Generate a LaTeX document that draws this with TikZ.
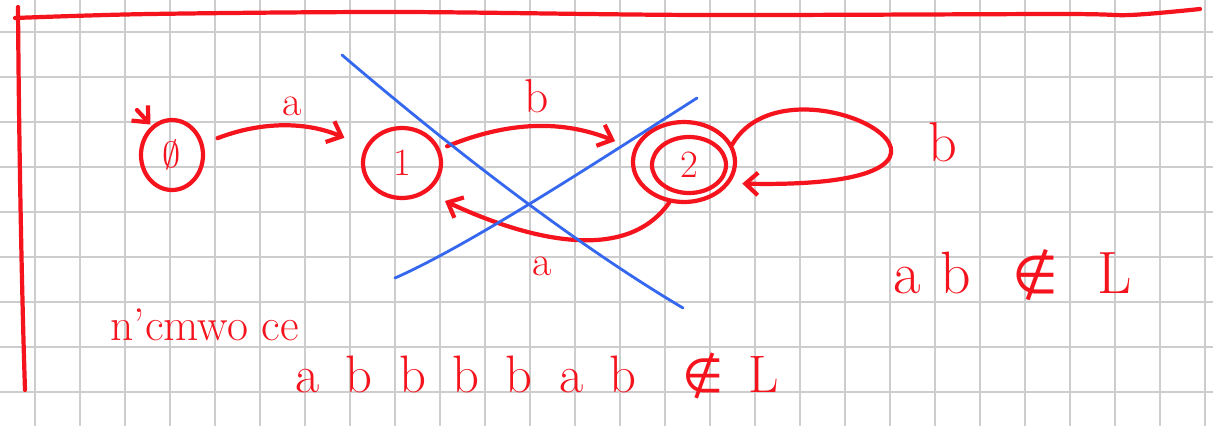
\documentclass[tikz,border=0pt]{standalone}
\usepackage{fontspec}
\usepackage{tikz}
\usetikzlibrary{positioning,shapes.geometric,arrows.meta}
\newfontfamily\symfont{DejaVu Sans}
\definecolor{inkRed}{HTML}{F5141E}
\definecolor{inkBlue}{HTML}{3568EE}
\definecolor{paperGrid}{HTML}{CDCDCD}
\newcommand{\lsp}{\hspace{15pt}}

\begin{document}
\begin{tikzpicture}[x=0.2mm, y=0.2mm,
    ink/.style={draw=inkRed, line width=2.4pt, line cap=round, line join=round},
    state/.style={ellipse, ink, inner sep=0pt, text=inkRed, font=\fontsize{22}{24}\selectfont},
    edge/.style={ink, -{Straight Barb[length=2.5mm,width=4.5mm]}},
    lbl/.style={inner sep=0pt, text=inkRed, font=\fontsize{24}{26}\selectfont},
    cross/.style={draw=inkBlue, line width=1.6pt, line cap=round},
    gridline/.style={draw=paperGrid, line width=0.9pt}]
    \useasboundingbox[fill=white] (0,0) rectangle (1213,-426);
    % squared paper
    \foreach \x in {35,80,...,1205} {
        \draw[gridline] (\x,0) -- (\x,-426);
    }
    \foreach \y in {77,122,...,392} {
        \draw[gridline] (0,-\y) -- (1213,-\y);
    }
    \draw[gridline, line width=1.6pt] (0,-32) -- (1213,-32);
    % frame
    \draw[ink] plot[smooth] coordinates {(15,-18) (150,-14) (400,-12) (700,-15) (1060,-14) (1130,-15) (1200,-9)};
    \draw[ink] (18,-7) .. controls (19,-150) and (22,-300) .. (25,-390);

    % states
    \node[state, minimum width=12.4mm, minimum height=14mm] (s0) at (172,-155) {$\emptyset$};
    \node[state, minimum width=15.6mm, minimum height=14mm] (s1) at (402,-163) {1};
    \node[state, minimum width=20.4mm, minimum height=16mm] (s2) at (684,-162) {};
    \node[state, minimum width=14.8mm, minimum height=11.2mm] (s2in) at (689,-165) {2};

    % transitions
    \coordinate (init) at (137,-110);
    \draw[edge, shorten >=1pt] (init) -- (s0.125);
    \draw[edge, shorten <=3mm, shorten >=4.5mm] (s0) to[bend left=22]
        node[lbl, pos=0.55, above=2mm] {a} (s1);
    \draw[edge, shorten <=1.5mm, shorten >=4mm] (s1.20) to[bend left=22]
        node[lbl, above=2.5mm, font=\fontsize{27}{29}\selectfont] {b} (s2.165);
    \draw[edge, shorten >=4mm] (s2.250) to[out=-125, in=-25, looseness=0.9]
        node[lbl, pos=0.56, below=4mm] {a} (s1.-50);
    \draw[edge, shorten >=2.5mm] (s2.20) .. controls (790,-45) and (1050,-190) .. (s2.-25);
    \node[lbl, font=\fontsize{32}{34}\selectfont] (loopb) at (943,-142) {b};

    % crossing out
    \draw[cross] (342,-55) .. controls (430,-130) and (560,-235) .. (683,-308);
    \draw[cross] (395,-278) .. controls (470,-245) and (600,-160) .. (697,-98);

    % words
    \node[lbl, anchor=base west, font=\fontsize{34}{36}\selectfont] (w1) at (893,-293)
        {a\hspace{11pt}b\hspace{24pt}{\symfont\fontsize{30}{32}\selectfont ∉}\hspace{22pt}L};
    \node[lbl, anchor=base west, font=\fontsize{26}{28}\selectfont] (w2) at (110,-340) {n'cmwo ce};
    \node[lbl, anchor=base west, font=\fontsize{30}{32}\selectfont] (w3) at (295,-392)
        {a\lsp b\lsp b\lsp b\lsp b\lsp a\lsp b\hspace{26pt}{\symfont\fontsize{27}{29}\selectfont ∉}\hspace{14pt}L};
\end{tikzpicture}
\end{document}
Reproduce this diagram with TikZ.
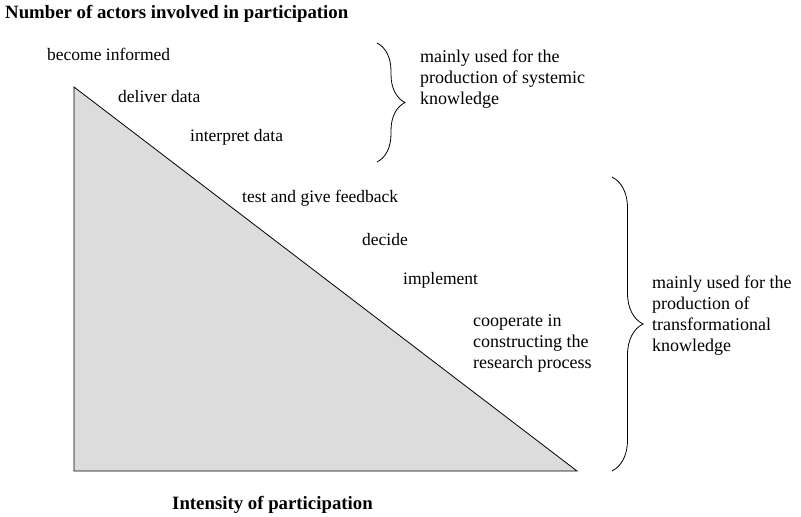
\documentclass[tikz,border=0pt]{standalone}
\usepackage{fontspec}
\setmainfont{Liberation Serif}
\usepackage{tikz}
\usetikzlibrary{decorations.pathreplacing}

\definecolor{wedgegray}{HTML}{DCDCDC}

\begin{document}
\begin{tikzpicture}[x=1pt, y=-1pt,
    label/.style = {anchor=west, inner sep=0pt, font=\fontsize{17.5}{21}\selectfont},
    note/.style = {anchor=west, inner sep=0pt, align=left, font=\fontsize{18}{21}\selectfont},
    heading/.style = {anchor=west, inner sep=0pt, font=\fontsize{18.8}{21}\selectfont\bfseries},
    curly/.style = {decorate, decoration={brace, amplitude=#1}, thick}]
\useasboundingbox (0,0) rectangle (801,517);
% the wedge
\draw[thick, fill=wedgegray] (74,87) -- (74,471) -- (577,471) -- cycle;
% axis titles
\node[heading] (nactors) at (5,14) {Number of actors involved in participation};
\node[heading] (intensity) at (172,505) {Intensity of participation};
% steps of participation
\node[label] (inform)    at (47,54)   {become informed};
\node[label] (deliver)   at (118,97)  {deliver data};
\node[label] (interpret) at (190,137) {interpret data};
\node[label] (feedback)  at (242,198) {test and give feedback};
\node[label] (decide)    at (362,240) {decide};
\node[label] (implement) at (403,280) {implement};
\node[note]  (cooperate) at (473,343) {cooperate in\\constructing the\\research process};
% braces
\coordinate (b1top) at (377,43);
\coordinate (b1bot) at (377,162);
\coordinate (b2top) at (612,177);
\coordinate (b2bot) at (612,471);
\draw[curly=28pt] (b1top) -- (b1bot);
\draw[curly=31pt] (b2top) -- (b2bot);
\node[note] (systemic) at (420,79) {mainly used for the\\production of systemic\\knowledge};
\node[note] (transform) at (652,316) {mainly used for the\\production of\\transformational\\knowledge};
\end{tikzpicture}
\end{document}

+++

Reproduce every line of the material precisely, omitting its pictures.

> [Output of the task]:
Generate a LaTeX document that draws this with TikZ.
\documentclass[tikz,border=0pt]{standalone}
\usepackage{fontspec}
\usepackage{tikz}
\usetikzlibrary{positioning,shapes.geometric,arrows.meta}
\newfontfamily\symfont{DejaVu Sans}
\definecolor{inkRed}{HTML}{F5141E}
\definecolor{inkBlue}{HTML}{3568EE}
\definecolor{paperGrid}{HTML}{CDCDCD}
\newcommand{\lsp}{\hspace{15pt}}

\begin{document}
\begin{tikzpicture}[x=0.2mm, y=0.2mm,
    ink/.style={draw=inkRed, line width=2.4pt, line cap=round, line join=round},
    state/.style={ellipse, ink, inner sep=0pt, text=inkRed, font=\fontsize{22}{24}\selectfont},
    edge/.style={ink, -{Straight Barb[length=2.5mm,width=4.5mm]}},
    lbl/.style={inner sep=0pt, text=inkRed, font=\fontsize{24}{26}\selectfont},
    cross/.style={draw=inkBlue, line width=1.6pt, line cap=round},
    gridline/.style={draw=paperGrid, line width=0.9pt}]
    \useasboundingbox[fill=white] (0,0) rectangle (1213,-426);
    % squared paper
    \foreach \x in {35,80,...,1205} {
        \draw[gridline] (\x,0) -- (\x,-426);
    }
    \foreach \y in {77,122,...,392} {
        \draw[gridline] (0,-\y) -- (1213,-\y);
    }
    \draw[gridline, line width=1.6pt] (0,-32) -- (1213,-32);
    % frame
    \draw[ink] plot[smooth] coordinates {(15,-18) (150,-14) (400,-12) (700,-15) (1060,-14) (1130,-15) (1200,-9)};
    \draw[ink] (18,-7) .. controls (19,-150) and (22,-300) .. (25,-390);

    % states
    \node[state, minimum width=12.4mm, minimum height=14mm] (s0) at (172,-155) {$\emptyset$};
    \node[state, minimum width=15.6mm, minimum height=14mm] (s1) at (402,-163) {1};
    \node[state, minimum width=20.4mm, minimum height=16mm] (s2) at (684,-162) {};
    \node[state, minimum width=14.8mm, minimum height=11.2mm] (s2in) at (689,-165) {2};

    % transitions
    \coordinate (init) at (137,-110);
    \draw[edge, shorten >=1pt] (init) -- (s0.125);
    \draw[edge, shorten <=3mm, shorten >=4.5mm] (s0) to[bend left=22]
        node[lbl, pos=0.55, above=2mm] {a} (s1);
    \draw[edge, shorten <=1.5mm, shorten >=4mm] (s1.20) to[bend left=22]
        node[lbl, above=2.5mm, font=\fontsize{27}{29}\selectfont] {b} (s2.165);
    \draw[edge, shorten >=4mm] (s2.250) to[out=-125, in=-25, looseness=0.9]
        node[lbl, pos=0.56, below=4mm] {a} (s1.-50);
    \draw[edge, shorten >=2.5mm] (s2.20) .. controls (790,-45) and (1050,-190) .. (s2.-25);
    \node[lbl, font=\fontsize{32}{34}\selectfont] (loopb) at (943,-142) {b};

    % crossing out
    \draw[cross] (342,-55) .. controls (430,-130) and (560,-235) .. (683,-308);
    \draw[cross] (395,-278) .. controls (470,-245) and (600,-160) .. (697,-98);

    % words
    \node[lbl, anchor=base west, font=\fontsize{34}{36}\selectfont] (w1) at (893,-293)
        {a\hspace{11pt}b\hspace{24pt}{\symfont\fontsize{30}{32}\selectfont ∉}\hspace{22pt}L};
    \node[lbl, anchor=base west, font=\fontsize{26}{28}\selectfont] (w2) at (110,-340) {n'cmwo ce};
    \node[lbl, anchor=base west, font=\fontsize{30}{32}\selectfont] (w3) at (295,-392)
        {a\lsp b\lsp b\lsp b\lsp b\lsp a\lsp b\hspace{26pt}{\symfont\fontsize{27}{29}\selectfont ∉}\hspace{14pt}L};
\end{tikzpicture}
\end{document}
Reproduce this diagram with TikZ.
\documentclass[tikz,border=0pt]{standalone}
\usepackage{fontspec}
\setmainfont{Liberation Serif}
\usepackage{tikz}
\usetikzlibrary{decorations.pathreplacing}

\definecolor{wedgegray}{HTML}{DCDCDC}

\begin{document}
\begin{tikzpicture}[x=1pt, y=-1pt,
    label/.style = {anchor=west, inner sep=0pt, font=\fontsize{17.5}{21}\selectfont},
    note/.style = {anchor=west, inner sep=0pt, align=left, font=\fontsize{18}{21}\selectfont},
    heading/.style = {anchor=west, inner sep=0pt, font=\fontsize{18.8}{21}\selectfont\bfseries},
    curly/.style = {decorate, decoration={brace, amplitude=#1}, thick}]
\useasboundingbox (0,0) rectangle (801,517);
% the wedge
\draw[thick, fill=wedgegray] (74,87) -- (74,471) -- (577,471) -- cycle;
% axis titles
\node[heading] (nactors) at (5,14) {Number of actors involved in participation};
\node[heading] (intensity) at (172,505) {Intensity of participation};
% steps of participation
\node[label] (inform)    at (47,54)   {become informed};
\node[label] (deliver)   at (118,97)  {deliver data};
\node[label] (interpret) at (190,137) {interpret data};
\node[label] (feedback)  at (242,198) {test and give feedback};
\node[label] (decide)    at (362,240) {decide};
\node[label] (implement) at (403,280) {implement};
\node[note]  (cooperate) at (473,343) {cooperate in\\constructing the\\research process};
% braces
\coordinate (b1top) at (377,43);
\coordinate (b1bot) at (377,162);
\coordinate (b2top) at (612,177);
\coordinate (b2bot) at (612,471);
\draw[curly=28pt] (b1top) -- (b1bot);
\draw[curly=31pt] (b2top) -- (b2bot);
\node[note] (systemic) at (420,79) {mainly used for the\\production of systemic\\knowledge};
\node[note] (transform) at (652,316) {mainly used for the\\production of\\transformational\\knowledge};
\end{tikzpicture}
\end{document}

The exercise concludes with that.